The problem therefore cannot be solved by dividing the land, and Ben-Artzi noted that the more concessions Israel has made - including the 1994 Oslo Accords and the 2005 Disengagement plan from Gaza - "the stronger the Palestinian resistance and war became."

"As a religious person I am willing to live in the state of Israel until God will fulfill his promise to make Islam and Christianity understand and accept the sovereignty of the Jewish people in Israel," he stated.

Speaking about the importance of Judea and Samaria, the Biblical heartland of Israel, he noted, "it's written in the Bible, it's written in the Koran that the Jewish people lived in this land, they lived in Jerusalem, Beit El - they didn't live in Tel Aviv."

"From a religious, historical and legal point of view I regard the settlements here as legal and legitimate," he stated, in comments backed up by the 2012 Levy Report that found Israel's presence in the region is legal according to international law.

"Netanyahu is playing a two-state tactic"

Ben-Artzi was then asked to speak about his brother-in-law and the "two-state solution," by which Israel would create an Arab state in Judea and Samaria.

"Unfortunately, the Israeli government, including my brother-in-law, Benjamin Netanyahu, they, unfortunately - I'm sad to say that - agreed to the two state solution," he said.

"And here, I must say that I have read very carefully, I have also taken part with my brother-in-law in writing his book, in his famous book, 'A Place Among the Nations.' He writes very clearly against the establishment of a Palestinian state."

Ben-Artzi explained that he feels Netanyahu "made a maneuver, some kind of tactic: 'I will say that I agree, but I will act against it.' I don't think it's a good move, although it's regarded as sophisticated; but I have told him several times, 'you have to be sincere,' and I believe, and I know that in his heart and in his mind, he is against the Palestinian state."

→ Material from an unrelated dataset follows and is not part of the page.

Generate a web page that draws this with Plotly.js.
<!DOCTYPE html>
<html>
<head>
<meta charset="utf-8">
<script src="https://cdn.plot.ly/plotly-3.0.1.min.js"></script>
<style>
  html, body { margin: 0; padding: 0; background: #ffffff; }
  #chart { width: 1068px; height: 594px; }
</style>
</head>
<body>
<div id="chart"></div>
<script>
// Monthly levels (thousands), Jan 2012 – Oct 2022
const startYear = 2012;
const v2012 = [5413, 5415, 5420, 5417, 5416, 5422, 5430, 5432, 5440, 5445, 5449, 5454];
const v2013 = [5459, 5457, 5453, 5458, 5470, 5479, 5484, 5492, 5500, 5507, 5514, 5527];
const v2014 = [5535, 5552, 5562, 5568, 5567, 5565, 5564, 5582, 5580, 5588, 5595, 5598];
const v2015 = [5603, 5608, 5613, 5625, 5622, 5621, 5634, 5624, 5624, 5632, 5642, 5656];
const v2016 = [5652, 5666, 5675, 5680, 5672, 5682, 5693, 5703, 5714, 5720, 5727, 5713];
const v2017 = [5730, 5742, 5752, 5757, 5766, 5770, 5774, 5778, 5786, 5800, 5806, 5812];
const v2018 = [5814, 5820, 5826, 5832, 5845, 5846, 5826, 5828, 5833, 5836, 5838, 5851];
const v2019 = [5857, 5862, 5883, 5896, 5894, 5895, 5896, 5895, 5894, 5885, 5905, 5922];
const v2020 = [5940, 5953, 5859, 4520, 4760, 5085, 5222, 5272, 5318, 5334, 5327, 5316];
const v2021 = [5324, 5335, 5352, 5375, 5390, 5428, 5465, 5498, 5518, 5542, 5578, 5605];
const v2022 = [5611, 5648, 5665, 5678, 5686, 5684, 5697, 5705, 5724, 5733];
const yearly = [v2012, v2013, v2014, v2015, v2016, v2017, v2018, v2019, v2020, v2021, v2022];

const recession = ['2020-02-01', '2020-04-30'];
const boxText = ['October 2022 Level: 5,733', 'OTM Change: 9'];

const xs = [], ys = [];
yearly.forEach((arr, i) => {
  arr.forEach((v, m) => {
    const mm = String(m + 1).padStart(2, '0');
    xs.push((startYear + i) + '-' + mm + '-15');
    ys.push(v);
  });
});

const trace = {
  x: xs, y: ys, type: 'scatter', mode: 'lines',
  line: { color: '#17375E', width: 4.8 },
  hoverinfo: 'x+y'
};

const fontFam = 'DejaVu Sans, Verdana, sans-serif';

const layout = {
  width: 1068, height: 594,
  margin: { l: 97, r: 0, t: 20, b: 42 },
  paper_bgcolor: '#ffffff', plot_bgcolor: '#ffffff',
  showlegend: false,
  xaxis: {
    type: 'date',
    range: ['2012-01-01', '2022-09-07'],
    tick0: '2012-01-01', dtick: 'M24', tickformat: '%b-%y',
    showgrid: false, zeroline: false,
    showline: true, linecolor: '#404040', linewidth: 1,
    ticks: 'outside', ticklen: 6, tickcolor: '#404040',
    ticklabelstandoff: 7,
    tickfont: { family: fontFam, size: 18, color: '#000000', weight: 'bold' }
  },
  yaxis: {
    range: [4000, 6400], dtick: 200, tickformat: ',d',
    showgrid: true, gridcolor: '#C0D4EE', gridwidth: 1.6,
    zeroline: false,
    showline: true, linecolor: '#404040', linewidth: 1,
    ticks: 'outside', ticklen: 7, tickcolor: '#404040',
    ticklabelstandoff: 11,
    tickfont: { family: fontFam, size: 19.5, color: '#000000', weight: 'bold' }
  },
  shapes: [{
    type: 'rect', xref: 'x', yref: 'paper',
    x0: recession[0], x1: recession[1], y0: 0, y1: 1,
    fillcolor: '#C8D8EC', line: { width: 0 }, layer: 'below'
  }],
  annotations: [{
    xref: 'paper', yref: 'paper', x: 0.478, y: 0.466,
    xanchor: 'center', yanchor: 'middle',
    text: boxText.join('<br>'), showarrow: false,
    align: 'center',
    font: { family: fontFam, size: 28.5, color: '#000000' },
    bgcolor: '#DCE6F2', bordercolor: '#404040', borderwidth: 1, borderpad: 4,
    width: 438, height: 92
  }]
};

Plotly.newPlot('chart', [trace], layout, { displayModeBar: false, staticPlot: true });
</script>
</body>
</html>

Asked by the Al Jazeera reporter if Netanyahu is lying to the world by saying he supports the two-state solution, Ben-Artzi said, "I think that what he is trying to do is to say 'I agree' but to set conditions that he believes will be absolutely unacceptable to the Palestinian side and, as a result, 'I will be good.'"

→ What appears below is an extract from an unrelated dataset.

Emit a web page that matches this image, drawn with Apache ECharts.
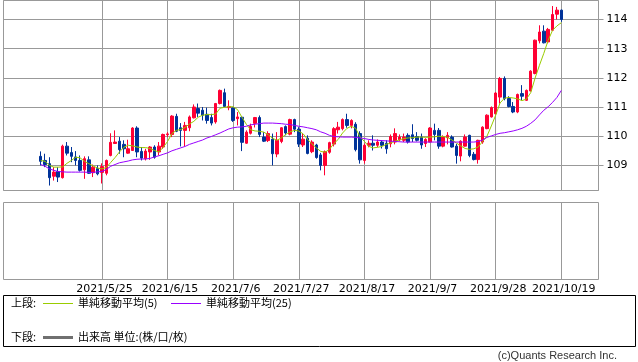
<!DOCTYPE html>
<html><head><meta charset="utf-8">
<script src="https://cdn.jsdelivr.net/npm/echarts@6/dist/echarts.min.js"></script>
<style>html,body{margin:0;padding:0;background:#fff}#c{width:638px;height:362px}</style>
</head><body><div id="c"></div>
<script>
const dates = ['2021/5/5','2021/5/6','2021/5/7','2021/5/10','2021/5/11','2021/5/12','2021/5/13','2021/5/14','2021/5/17','2021/5/18','2021/5/19','2021/5/20','2021/5/21','2021/5/24','2021/5/25','2021/5/26','2021/5/27','2021/5/28','2021/5/31',
'2021/6/1','2021/6/2','2021/6/3','2021/6/4','2021/6/7','2021/6/8','2021/6/9','2021/6/10','2021/6/11','2021/6/14','2021/6/15','2021/6/16','2021/6/17','2021/6/18','2021/6/21','2021/6/22','2021/6/23','2021/6/24','2021/6/25','2021/6/28','2021/6/29','2021/6/30',
'2021/7/1','2021/7/2','2021/7/5','2021/7/6','2021/7/7','2021/7/8','2021/7/9','2021/7/12','2021/7/13','2021/7/14','2021/7/15','2021/7/16','2021/7/19','2021/7/20','2021/7/21','2021/7/22','2021/7/23','2021/7/26','2021/7/27','2021/7/28','2021/7/29','2021/7/30',
'2021/8/2','2021/8/3','2021/8/4','2021/8/5','2021/8/6','2021/8/9','2021/8/10','2021/8/11','2021/8/12','2021/8/13','2021/8/16','2021/8/17','2021/8/18','2021/8/19','2021/8/20','2021/8/23','2021/8/24','2021/8/25','2021/8/26','2021/8/27','2021/8/30','2021/8/31',
'2021/9/1','2021/9/2','2021/9/3','2021/9/6','2021/9/7','2021/9/8','2021/9/9','2021/9/10','2021/9/13','2021/9/14','2021/9/15','2021/9/16','2021/9/17','2021/9/20','2021/9/21','2021/9/22','2021/9/23','2021/9/24','2021/9/27','2021/9/28','2021/9/29','2021/9/30',
'2021/10/1','2021/10/4','2021/10/5','2021/10/6','2021/10/7','2021/10/8','2021/10/11','2021/10/12','2021/10/13','2021/10/14','2021/10/15','2021/10/18','2021/10/19'];

const opens = [109.31,109.17,109.06,108.63,108.79,108.58,109.66,109.44,109.29,109.17,108.85,109.19,108.75,108.89,108.76,108.73,109.34,109.75,109.83,
109.72,109.42,109.51,110.28,109.48,109.23,109.46,109.63,109.46,109.63,110.05,110.06,110.68,110.29,110.20,110.29,110.63,110.95,110.89,110.75,110.64,110.49,
111.12,111.49,110.98,110.97,110.60,110.65,109.76,110.10,110.44,110.64,109.97,109.85,109.90,109.39,109.82,110.33,110.07,110.57,110.24,109.70,109.93,109.47,
109.70,109.36,109.00,109.45,109.73,110.22,110.26,110.57,110.37,110.41,110.09,109.17,109.69,109.76,109.69,109.80,109.76,109.74,109.80,109.88,109.86,110.03,
110.05,109.99,109.97,109.75,109.80,110.20,110.20,109.66,109.95,109.97,109.66,109.32,109.66,110.03,109.38,109.20,109.80,110.26,110.66,110.77,111.34,111.98,
111.29,111.02,110.83,111.46,111.23,111.55,112.15,113.27,113.60,113.23,113.63,114.18,114.32];
const closes = [109.14,109.03,108.58,108.77,108.60,109.66,109.42,109.31,109.17,108.83,109.23,108.73,108.94,108.71,108.96,109.17,109.79,109.80,109.54,
109.57,109.57,110.28,109.46,109.25,109.49,109.63,109.28,109.66,110.06,110.08,110.69,110.17,110.20,110.37,110.66,111.00,110.79,110.72,110.54,110.45,111.12,
111.57,111.02,111.02,110.54,110.66,109.79,110.14,110.34,110.64,110.06,109.83,110.09,109.40,109.86,110.29,110.11,110.57,110.24,109.73,109.90,109.41,109.80,
109.27,109.00,109.47,109.78,110.26,110.31,110.57,110.37,110.54,109.54,109.19,109.69,109.76,109.69,109.80,109.69,109.57,109.99,110.09,109.97,109.97,109.80,
109.92,109.86,109.70,109.89,110.28,110.06,109.66,109.97,110.03,109.63,109.34,109.83,109.97,109.34,109.20,109.86,110.31,110.72,110.98,111.48,111.98,111.29,
111.02,110.83,111.43,111.37,111.57,112.23,113.29,113.57,113.20,113.66,114.17,114.32,114.00];
const lows = [109.00,108.94,108.31,108.48,108.43,108.55,109.34,109.11,109.00,108.79,108.54,108.71,108.60,108.66,108.38,108.66,109.31,109.74,109.40,
109.28,109.40,109.51,109.28,109.17,109.17,109.19,109.23,109.34,109.57,109.97,109.97,110.14,109.65,109.66,110.17,110.61,110.66,110.54,110.43,110.37,110.43,
111.09,111.00,110.89,110.49,110.37,109.49,109.74,110.06,110.30,109.97,109.80,109.80,109.00,109.28,109.76,110.03,110.03,110.14,109.63,109.63,109.38,109.42,
109.23,108.83,108.66,109.40,109.65,110.09,110.20,110.29,110.27,109.48,109.06,109.06,109.62,109.51,109.62,109.58,109.40,109.62,109.72,109.82,109.80,109.75,
109.80,109.82,109.57,109.63,109.79,109.86,109.57,109.62,109.72,109.61,109.06,109.14,109.65,109.28,109.17,109.06,109.74,110.24,110.64,110.75,111.12,111.23,
110.99,110.79,110.79,111.23,111.21,111.54,112.12,113.18,113.18,113.18,113.61,114.00,113.92];
const highs = [109.48,109.40,109.28,108.94,108.94,109.71,109.80,109.63,109.49,109.34,109.31,109.31,109.03,109.00,109.07,109.20,110.10,110.20,109.97,
109.86,109.88,110.31,110.34,109.63,109.57,109.66,109.69,109.80,110.09,110.14,110.72,110.77,110.45,110.49,110.71,111.09,111.12,111.00,110.98,110.77,111.14,
111.60,111.63,111.23,110.98,110.83,110.68,110.20,110.43,110.66,110.71,110.14,110.17,110.09,110.14,110.31,110.37,110.60,110.60,110.31,110.09,110.03,109.86,
109.74,109.43,109.51,109.81,110.31,110.49,110.61,110.77,110.58,110.48,110.17,109.75,109.86,110.03,109.89,109.86,109.86,110.06,110.27,110.06,110.09,110.10,
110.41,110.14,110.09,109.93,110.31,110.43,110.28,110.03,110.14,110.03,109.74,109.86,110.06,110.05,109.46,109.88,110.34,110.75,111.02,111.51,112.03,112.05,
111.37,111.17,111.46,111.75,111.60,112.26,113.31,113.80,113.80,113.71,114.46,114.43,114.34];
const ma5 = [109.17,109.14,109.00,108.94,108.94,108.95,109.07,109.17,109.28,109.26,109.14,109.06,108.98,108.91,108.88,108.93,109.10,109.27,109.46,
109.62,109.69,109.67,109.63,109.61,109.61,109.58,109.51,109.46,109.62,109.82,110.09,110.20,110.23,110.30,110.42,110.51,110.65,110.72,110.74,110.74,110.76,
110.96,110.99,111.01,111.01,110.91,110.65,110.41,110.22,110.18,110.17,110.14,110.05,109.93,109.86,109.94,110.06,110.15,110.20,110.18,110.08,109.89,109.74,
109.60,109.48,109.45,109.55,109.75,109.89,110.11,110.27,110.34,110.27,109.98,109.82,109.65,109.60,109.62,109.65,109.72,109.77,109.83,109.87,109.92,109.94,
109.95,109.97,109.97,109.96,109.97,109.98,110.00,109.99,109.96,109.87,109.77,109.67,109.58,109.55,109.57,109.63,109.82,110.00,110.35,110.72,111.14,111.30,
111.33,111.31,111.28,111.22,111.27,111.49,111.99,112.43,112.84,113.29,113.63,113.78,113.89];
const ma25 = [109.03,108.97,108.88,108.83,108.79,108.78,108.77,108.77,108.77,108.77,108.77,108.76,108.76,108.78,108.79,108.86,108.97,109.03,109.09,
109.12,109.15,109.19,109.21,109.22,109.22,109.24,109.29,109.33,109.38,109.43,109.50,109.55,109.60,109.65,109.72,109.77,109.82,109.87,109.94,109.99,110.05,
110.11,110.18,110.25,110.29,110.31,110.32,110.34,110.39,110.41,110.43,110.45,110.45,110.45,110.44,110.43,110.41,110.40,110.37,110.34,110.32,110.29,110.26,
110.22,110.15,110.10,110.03,109.99,109.98,109.97,109.97,109.97,109.96,109.94,109.92,109.89,109.87,109.86,109.85,109.84,109.83,109.82,109.81,109.80,109.80,
109.80,109.80,109.80,109.80,109.80,109.80,109.80,109.80,109.80,109.80,109.80,109.80,109.80,109.80,109.80,109.82,109.87,109.96,110.01,110.06,110.10,110.12,
110.15,110.18,110.22,110.27,110.34,110.44,110.56,110.73,110.89,111.01,111.16,111.33,111.57];
const tickDates = ['2021/5/25','2021/6/15','2021/7/6','2021/7/27','2021/8/17','2021/9/7','2021/9/28','2021/10/19'];

const PAD = 8;
const padL = Array.from({length: PAD}, (_, i) => 'padL' + i);
const padR = Array.from({length: PAD}, (_, i) => 'padR' + i);
const blanks = Array.from({length: PAD}, () => '-');
const cats = padL.concat(dates, padR);
const candleData = blanks.concat(dates.map((d, i) => [opens[i], closes[i], lows[i], highs[i]]), blanks);
const ma5Data = blanks.concat(ma5, blanks);
const ma25Data = blanks.concat(ma25, blanks);
const isTick = (idx, val) => tickDates.indexOf(val) >= 0;

const GRID = '#999999';
const C5 = '#99cc00', C25 = '#9900ff';
const JP = '11px "Noto Sans CJK JP"';
const chart = echarts.init(document.getElementById('c'), null, {renderer: 'canvas'});
chart.setOption({
  animation: false,
  backgroundColor: '#ffffff',
  textStyle: {fontFamily: 'DejaVu Sans'},
  grid: [
    {left: 3.5, top: 0.5, width: 595, height: 190, show: true, borderColor: GRID, borderWidth: 1, backgroundColor: 'transparent'},
    {left: 3.5, top: 202.5, width: 595, height: 77, show: true, borderColor: GRID, borderWidth: 1, backgroundColor: 'transparent'}
  ],
  xAxis: [
    {type: 'category', gridIndex: 0, data: cats, boundaryGap: true,
     axisLine: {show: false}, axisTick: {show: false}, axisLabel: {show: false},
     splitLine: {show: true, interval: isTick, alignWithLabel: true, lineStyle: {color: GRID, width: 1}}},
    {type: 'category', gridIndex: 1, data: cats, boundaryGap: true,
     axisLine: {show: false}, axisTick: {show: false},
     axisLabel: {show: true, interval: isTick, margin: 4, fontSize: 11, fontFamily: 'DejaVu Sans', color: '#000', padding: [0, 0, 0, 5]},
     splitLine: {show: true, interval: isTick, alignWithLabel: true, lineStyle: {color: GRID, width: 1}}}
  ],
  yAxis: [
    {type: 'value', gridIndex: 0, position: 'right', min: 108.14, max: 114.65, splitNumber: 6,
     axisLine: {show: false},
     axisTick: {show: true, inside: false, length: 5, lineStyle: {color: GRID}},
     axisLabel: {margin: 8, fontSize: 11, fontFamily: 'DejaVu Sans', color: '#000', showMinLabel: false, showMaxLabel: false},
     splitLine: {show: true, lineStyle: {color: GRID, width: 1}}},
    {type: 'value', gridIndex: 1, min: 0, max: 1, show: false, splitLine: {show: false}}
  ],
  series: [
    {name: '日足', type: 'candlestick', xAxisIndex: 0, yAxisIndex: 0, data: candleData, barWidth: 3,
     itemStyle: {color: '#ff0033', color0: '#003399', borderColor: '#ff0033', borderColor0: '#003399', borderWidth: 1}},
    {name: '単純移動平均(5)', type: 'line', xAxisIndex: 0, yAxisIndex: 0, data: ma5Data, symbol: 'none',
     lineStyle: {color: C5, width: 1}, itemStyle: {color: C5}},
    {name: '単純移動平均(25)', type: 'line', xAxisIndex: 0, yAxisIndex: 0, data: ma25Data, symbol: 'none',
     lineStyle: {color: C25, width: 1}, itemStyle: {color: C25}}
  ],
  graphic: [
    {type: 'rect', shape: {x: 3.5, y: 295.5, width: 632, height: 51}, style: {fill: 'none', stroke: '#000', lineWidth: 1}, silent: true},
    {type: 'text', x: 11, y: 303, style: {text: '上段:', font: JP, fill: '#000', verticalAlign: 'middle'}},
    {type: 'line', shape: {x1: 43, y1: 303.5, x2: 73, y2: 303.5}, style: {stroke: C5, lineWidth: 1}, silent: true},
    {type: 'text', x: 78, y: 303, style: {text: '単純移動平均(5)', font: JP, fill: '#000', verticalAlign: 'middle'}},
    {type: 'line', shape: {x1: 171, y1: 303.5, x2: 201, y2: 303.5}, style: {stroke: C25, lineWidth: 1}, silent: true},
    {type: 'text', x: 206, y: 303, style: {text: '単純移動平均(25)', font: JP, fill: '#000', verticalAlign: 'middle'}},
    {type: 'text', x: 11, y: 337, style: {text: '下段:', font: JP, fill: '#000', verticalAlign: 'middle'}},
    {type: 'rect', shape: {x: 43, y: 336, width: 30, height: 3}, style: {fill: '#707070'}, silent: true},
    {type: 'text', x: 78, y: 337, style: {text: '出来高 単位:(株/口/枚)', font: JP, fill: '#000', verticalAlign: 'middle'}},
    {type: 'text', x: 617, y: 356, style: {text: '(c)Quants Research Inc.', font: '11px "Liberation Sans"', fill: '#333', align: 'right', verticalAlign: 'middle'}}
  ]
});
</script>
</body></html>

"The international community will say, 'oh, he's supporting peace because he is in favor of a Palestinian state.' But, in fact, it won't happen because he sets so many conditions that it makes it impossible, practically speaking."

"So it's not really lying; he is saying, 'I'm in favor,'" he continued. "For example: 'I'm in favor of flying in the air, but on condition that you give me a plane. You are not going to give me a plane, and so I won't fly in the air.' Something like this."

Netanyahu's brother-in-law said, "my dispute with him is that I think it makes bad public relations. You have to be sincere and authentic and you can say clearly what you really believe. That a Palestinian state is not justified on an historical base, a religious and national, strategic and economic (basis), say what you wrote in your book, and I do believe that he still believes what he wrote in his book."

When asked in conclusion "how many have to die?" by the Arab reporter, Ben-Artzi responded, "you know who will determine how many people will have to die? God in heaven."

Al Jazeera then went on to interview Arab rioters taking part in daily attacks against Israeli motorists and security forces.